La dichiarazione di inammissibilità del ricorso comporta la conferma della decisione impugnata e la condanna del ricorrente al pagamento delle spese del procedimento e di una somma di denaro in favore della Cassa delle ammende, come stabilito nel provvedimento.
Testo del provvedimento
Ordinanza di Cassazione Penale Sez. 7 Num. 47453 Anno 2024
Penale Ord.

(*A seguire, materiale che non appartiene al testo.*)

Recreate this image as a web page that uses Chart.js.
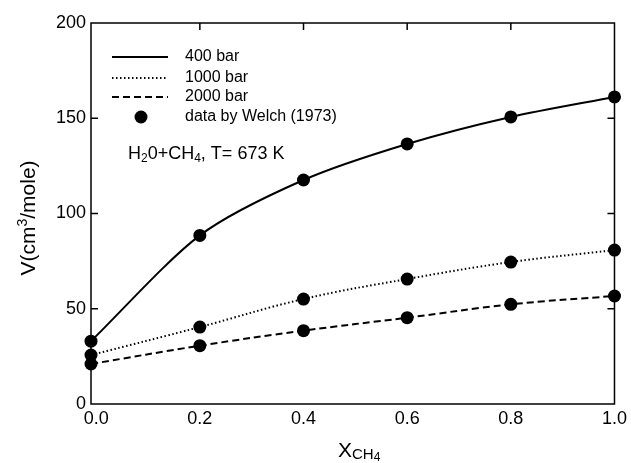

Sez. 7 Num. 47453 Anno 2024
Presidente: COGNOME
Relatore: COGNOME NOME
Data Udienza: 18/11/2024
ORDINANZA
sul ricorso proposto da:
NOME nato il 29/06/1998
avverso la sentenza del 30/04/2024 della CORTE APPELLO di MILANO
dato avviso alle parti; udita la relazione svolta dal Consigliere NOME COGNOME;
OSSERVA
Ritenuto che il motivo dedotto con il ricorso in relazione alla sentenza di condanna per il reato di cui all’art. 337 e 582-585 cod. pen. è inammissibile perché avente ad oggetto una censura manifestamente infondata;
considerato, invero, che in relazione al mancato riconoscimento della causa di non punibilità di cui all’art. 131-bis cod. pen., la Corte di appello ha motivato in maniera logica, coerente e puntuale nella parte in cui ha richiamato la modalità della condotta, non riconducibile alla mera reattività, che ebbe a cagionare lesioni e rivolgere plurime minacce ai pubblici ufficiali (cfr. pag. 5 della sentenza impugnata);
rilevato, pertanto, che il ricorso deve essere dichiarato inammissibile, con la condanna del ricorrente al pagamento delle spese processuali e della somma di euro tremila in favore della Cassa delle ammende.
P. Q. M.
Dichiara inammissibile il ricorso e condanna il ricorrente al pagamento delle spese processuali e della somma di euro tremila in favore della Cassa delle ammende.